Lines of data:
○ ○ ○
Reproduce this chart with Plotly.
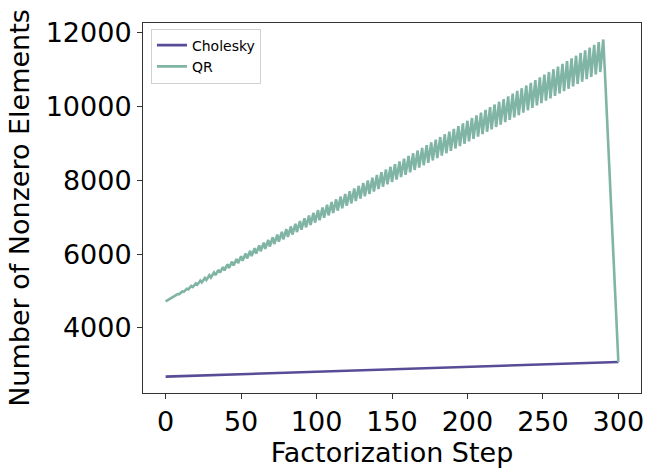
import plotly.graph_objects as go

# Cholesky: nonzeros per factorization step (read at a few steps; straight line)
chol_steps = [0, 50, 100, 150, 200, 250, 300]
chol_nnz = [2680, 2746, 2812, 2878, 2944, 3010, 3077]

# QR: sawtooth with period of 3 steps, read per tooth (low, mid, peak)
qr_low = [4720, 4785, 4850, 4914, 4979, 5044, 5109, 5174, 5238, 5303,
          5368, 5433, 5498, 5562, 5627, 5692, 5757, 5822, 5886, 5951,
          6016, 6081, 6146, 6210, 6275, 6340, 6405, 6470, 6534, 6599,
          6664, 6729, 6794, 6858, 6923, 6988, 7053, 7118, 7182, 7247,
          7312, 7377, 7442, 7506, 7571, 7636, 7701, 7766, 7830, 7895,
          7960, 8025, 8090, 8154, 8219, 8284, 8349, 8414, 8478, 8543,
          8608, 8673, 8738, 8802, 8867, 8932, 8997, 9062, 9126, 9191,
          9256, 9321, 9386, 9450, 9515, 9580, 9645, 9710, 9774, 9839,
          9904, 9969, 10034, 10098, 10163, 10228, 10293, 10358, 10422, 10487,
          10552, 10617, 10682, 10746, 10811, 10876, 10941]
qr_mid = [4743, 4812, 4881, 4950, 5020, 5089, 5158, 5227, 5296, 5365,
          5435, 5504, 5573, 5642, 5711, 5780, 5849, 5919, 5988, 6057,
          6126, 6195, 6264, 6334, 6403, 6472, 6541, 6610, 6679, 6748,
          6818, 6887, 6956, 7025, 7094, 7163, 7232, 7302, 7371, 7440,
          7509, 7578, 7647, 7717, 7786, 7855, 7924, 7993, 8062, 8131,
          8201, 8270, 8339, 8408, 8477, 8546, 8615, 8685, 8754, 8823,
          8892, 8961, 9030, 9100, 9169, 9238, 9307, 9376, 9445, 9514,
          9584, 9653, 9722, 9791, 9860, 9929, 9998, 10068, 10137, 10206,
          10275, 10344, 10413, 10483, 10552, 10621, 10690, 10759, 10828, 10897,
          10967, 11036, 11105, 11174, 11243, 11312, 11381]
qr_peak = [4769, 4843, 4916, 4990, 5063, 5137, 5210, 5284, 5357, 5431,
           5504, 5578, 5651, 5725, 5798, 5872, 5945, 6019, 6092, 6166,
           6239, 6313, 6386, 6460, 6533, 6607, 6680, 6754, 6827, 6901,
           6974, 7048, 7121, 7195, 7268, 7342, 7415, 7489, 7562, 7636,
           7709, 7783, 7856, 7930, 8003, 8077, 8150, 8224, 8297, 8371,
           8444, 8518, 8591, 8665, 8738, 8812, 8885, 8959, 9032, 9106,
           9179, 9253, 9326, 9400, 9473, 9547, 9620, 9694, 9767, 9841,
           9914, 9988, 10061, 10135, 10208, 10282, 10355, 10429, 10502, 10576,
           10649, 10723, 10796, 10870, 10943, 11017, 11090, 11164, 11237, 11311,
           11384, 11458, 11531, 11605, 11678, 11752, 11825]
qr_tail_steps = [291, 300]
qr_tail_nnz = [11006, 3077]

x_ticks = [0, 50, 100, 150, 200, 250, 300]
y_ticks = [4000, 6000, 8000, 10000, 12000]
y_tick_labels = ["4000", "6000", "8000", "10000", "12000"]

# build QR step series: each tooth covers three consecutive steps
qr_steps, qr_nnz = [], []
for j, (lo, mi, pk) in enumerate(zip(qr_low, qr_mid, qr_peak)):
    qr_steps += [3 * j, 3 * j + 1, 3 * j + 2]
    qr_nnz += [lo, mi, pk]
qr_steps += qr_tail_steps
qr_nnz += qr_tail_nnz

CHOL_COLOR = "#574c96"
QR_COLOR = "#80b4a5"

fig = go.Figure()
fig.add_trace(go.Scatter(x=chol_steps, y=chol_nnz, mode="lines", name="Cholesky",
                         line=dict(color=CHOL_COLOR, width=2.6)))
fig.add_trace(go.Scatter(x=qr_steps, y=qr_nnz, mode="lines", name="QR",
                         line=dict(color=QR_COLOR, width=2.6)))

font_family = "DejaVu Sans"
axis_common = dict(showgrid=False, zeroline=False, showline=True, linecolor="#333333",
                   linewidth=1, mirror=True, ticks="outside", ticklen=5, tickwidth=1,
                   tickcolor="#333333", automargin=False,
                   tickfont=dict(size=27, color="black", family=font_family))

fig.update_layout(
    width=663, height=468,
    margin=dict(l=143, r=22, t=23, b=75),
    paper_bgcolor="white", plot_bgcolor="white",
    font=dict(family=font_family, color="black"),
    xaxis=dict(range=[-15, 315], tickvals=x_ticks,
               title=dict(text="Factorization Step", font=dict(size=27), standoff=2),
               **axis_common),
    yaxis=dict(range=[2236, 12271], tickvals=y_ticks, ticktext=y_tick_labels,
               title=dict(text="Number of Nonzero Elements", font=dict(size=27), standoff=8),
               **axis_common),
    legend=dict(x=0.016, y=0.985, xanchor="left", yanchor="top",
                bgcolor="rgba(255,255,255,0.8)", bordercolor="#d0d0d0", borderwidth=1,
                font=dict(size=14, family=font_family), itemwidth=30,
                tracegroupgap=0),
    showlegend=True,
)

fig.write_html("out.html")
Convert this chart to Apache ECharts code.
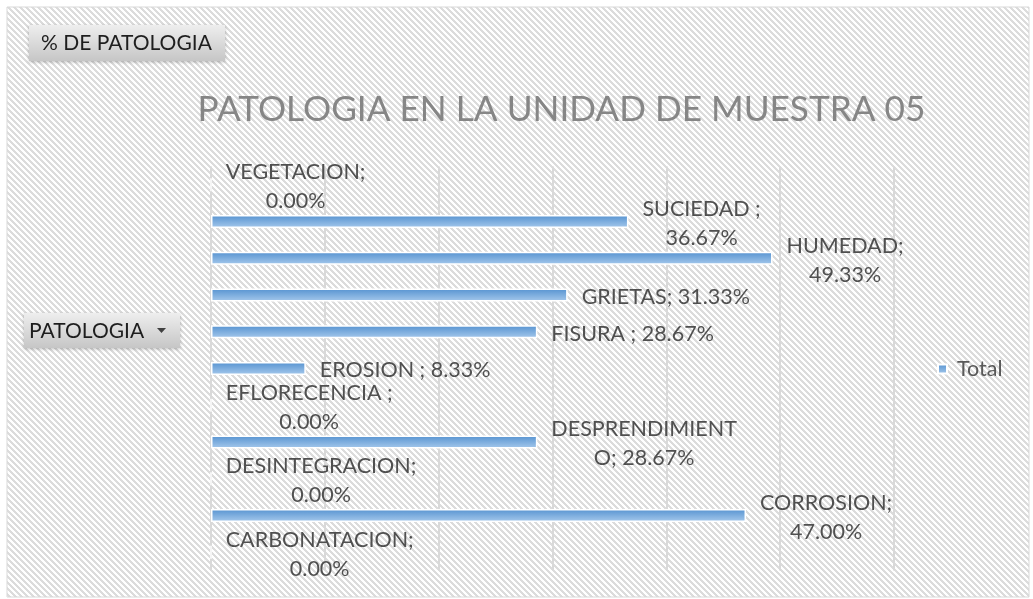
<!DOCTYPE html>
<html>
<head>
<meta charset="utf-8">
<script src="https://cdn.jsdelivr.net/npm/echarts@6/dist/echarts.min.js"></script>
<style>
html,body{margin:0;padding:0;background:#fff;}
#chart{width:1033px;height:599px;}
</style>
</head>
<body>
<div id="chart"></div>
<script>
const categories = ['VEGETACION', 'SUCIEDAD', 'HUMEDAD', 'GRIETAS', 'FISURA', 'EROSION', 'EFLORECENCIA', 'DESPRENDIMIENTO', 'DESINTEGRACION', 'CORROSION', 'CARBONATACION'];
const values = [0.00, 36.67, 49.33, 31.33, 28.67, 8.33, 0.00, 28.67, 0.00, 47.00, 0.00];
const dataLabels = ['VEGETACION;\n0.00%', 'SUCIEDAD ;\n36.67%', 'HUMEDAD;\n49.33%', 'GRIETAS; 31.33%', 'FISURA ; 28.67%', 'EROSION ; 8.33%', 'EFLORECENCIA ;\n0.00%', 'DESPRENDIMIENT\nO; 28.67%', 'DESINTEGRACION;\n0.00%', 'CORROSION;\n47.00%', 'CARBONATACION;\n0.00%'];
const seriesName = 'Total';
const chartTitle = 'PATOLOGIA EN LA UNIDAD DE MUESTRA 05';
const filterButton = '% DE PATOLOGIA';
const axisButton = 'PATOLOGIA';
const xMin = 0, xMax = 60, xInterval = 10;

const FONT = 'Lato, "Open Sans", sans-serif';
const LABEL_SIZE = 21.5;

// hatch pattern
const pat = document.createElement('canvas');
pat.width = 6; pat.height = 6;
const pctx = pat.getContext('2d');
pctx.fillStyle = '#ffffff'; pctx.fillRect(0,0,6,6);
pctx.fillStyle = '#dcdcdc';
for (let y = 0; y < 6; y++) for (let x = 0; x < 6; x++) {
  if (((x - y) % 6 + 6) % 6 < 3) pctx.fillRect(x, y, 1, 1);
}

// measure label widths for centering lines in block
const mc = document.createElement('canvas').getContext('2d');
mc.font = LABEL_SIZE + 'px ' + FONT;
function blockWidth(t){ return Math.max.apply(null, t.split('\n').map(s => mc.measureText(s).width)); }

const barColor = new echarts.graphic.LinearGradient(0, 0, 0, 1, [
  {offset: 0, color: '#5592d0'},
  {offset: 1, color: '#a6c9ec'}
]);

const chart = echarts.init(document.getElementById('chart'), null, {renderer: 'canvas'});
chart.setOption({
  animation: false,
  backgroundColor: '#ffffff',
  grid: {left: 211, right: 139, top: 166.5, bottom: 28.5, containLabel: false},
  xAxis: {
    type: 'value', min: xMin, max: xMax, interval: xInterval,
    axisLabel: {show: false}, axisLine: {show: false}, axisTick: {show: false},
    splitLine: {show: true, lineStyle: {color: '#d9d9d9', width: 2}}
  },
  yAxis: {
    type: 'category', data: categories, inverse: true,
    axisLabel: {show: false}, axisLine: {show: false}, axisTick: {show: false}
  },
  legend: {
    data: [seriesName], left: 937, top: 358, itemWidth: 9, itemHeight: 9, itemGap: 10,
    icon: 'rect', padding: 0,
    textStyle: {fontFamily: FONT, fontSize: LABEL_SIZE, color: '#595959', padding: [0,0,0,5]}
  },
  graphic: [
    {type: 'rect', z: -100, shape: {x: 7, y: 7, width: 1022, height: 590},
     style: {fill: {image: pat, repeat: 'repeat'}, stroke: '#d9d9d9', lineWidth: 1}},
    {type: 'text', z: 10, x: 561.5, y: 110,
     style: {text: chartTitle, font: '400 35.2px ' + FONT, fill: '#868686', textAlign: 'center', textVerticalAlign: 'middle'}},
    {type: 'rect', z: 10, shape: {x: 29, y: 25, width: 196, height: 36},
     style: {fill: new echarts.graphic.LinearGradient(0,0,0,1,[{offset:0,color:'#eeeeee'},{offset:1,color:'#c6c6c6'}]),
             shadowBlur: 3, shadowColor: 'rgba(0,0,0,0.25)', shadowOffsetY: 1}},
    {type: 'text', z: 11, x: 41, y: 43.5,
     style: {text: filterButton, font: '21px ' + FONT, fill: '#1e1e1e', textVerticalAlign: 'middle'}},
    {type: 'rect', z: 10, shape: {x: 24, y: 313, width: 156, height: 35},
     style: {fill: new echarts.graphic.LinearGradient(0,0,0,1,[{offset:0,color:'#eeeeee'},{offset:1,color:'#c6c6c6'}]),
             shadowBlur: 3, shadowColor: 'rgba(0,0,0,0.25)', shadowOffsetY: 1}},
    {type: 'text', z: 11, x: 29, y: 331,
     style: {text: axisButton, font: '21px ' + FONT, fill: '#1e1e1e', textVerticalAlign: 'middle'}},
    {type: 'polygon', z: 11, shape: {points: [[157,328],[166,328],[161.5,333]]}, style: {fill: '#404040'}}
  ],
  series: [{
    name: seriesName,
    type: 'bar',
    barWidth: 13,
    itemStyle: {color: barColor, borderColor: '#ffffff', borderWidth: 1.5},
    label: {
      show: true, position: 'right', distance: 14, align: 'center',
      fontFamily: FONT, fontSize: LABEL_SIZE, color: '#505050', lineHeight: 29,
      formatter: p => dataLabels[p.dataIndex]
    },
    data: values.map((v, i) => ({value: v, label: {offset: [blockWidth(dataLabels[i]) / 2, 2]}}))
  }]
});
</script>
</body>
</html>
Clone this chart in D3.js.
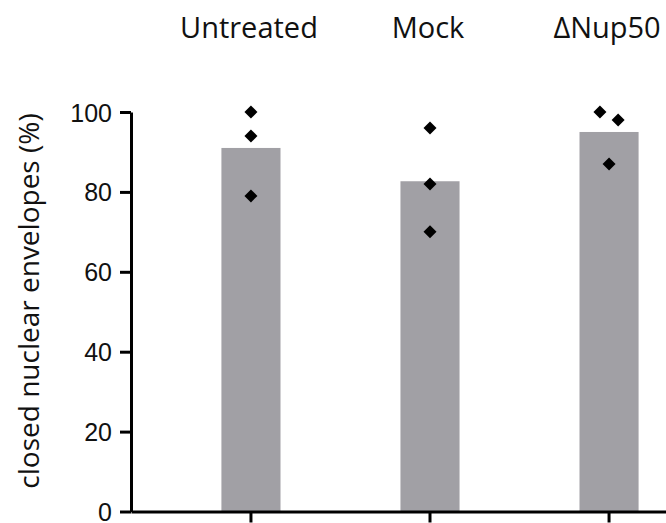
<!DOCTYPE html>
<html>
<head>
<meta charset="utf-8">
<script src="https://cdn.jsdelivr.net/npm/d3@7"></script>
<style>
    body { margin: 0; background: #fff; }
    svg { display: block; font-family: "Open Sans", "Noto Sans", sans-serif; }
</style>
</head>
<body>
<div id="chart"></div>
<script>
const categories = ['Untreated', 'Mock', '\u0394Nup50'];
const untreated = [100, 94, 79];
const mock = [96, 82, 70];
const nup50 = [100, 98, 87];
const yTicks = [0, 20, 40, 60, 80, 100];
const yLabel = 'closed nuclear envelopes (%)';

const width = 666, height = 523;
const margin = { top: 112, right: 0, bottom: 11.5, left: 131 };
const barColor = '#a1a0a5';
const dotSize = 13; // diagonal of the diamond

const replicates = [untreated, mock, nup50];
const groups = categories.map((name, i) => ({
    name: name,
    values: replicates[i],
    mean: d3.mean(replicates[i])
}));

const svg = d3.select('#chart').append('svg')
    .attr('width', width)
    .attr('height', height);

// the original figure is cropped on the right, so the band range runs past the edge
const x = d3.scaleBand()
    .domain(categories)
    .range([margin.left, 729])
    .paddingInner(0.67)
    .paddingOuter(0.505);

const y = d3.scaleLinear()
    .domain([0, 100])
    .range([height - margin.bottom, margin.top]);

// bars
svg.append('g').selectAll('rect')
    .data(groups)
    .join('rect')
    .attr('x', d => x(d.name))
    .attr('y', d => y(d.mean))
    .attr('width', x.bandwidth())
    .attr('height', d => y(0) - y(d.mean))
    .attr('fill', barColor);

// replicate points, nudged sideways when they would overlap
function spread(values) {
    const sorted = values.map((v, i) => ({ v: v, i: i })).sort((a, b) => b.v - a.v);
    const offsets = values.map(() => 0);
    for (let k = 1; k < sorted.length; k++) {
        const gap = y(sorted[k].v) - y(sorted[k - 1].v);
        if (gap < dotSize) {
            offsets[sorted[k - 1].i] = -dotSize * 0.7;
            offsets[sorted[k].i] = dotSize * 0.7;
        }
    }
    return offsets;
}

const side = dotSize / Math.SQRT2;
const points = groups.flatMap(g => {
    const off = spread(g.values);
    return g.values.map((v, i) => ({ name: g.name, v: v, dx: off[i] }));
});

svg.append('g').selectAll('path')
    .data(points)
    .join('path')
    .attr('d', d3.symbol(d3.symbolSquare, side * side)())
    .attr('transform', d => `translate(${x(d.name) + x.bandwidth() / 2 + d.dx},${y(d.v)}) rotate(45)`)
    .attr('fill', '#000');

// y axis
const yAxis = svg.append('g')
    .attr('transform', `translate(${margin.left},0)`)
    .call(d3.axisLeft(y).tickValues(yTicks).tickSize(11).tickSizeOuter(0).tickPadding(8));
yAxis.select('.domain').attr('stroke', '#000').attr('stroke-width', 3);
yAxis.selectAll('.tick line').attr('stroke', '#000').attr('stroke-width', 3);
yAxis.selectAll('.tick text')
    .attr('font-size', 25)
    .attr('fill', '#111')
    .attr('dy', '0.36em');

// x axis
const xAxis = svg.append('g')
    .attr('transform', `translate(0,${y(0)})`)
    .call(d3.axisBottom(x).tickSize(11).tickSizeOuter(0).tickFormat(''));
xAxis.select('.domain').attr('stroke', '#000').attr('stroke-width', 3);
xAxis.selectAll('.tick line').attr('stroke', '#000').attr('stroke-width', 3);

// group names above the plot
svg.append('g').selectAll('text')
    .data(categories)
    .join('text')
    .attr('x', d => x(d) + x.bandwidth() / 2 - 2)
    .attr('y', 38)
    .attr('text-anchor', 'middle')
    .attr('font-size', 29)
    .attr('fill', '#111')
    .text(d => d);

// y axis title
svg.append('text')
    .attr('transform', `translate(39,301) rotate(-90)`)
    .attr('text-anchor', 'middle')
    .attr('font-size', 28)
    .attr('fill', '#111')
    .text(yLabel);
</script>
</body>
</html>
○ ○ ○
- Stated problem:
From the entries above, copy each line holding "with".

- Reply to the exercise:
Reproduce this chart with Plotly.
# QR: sawtooth with period of 3 steps, read per tooth (low, mid, peak)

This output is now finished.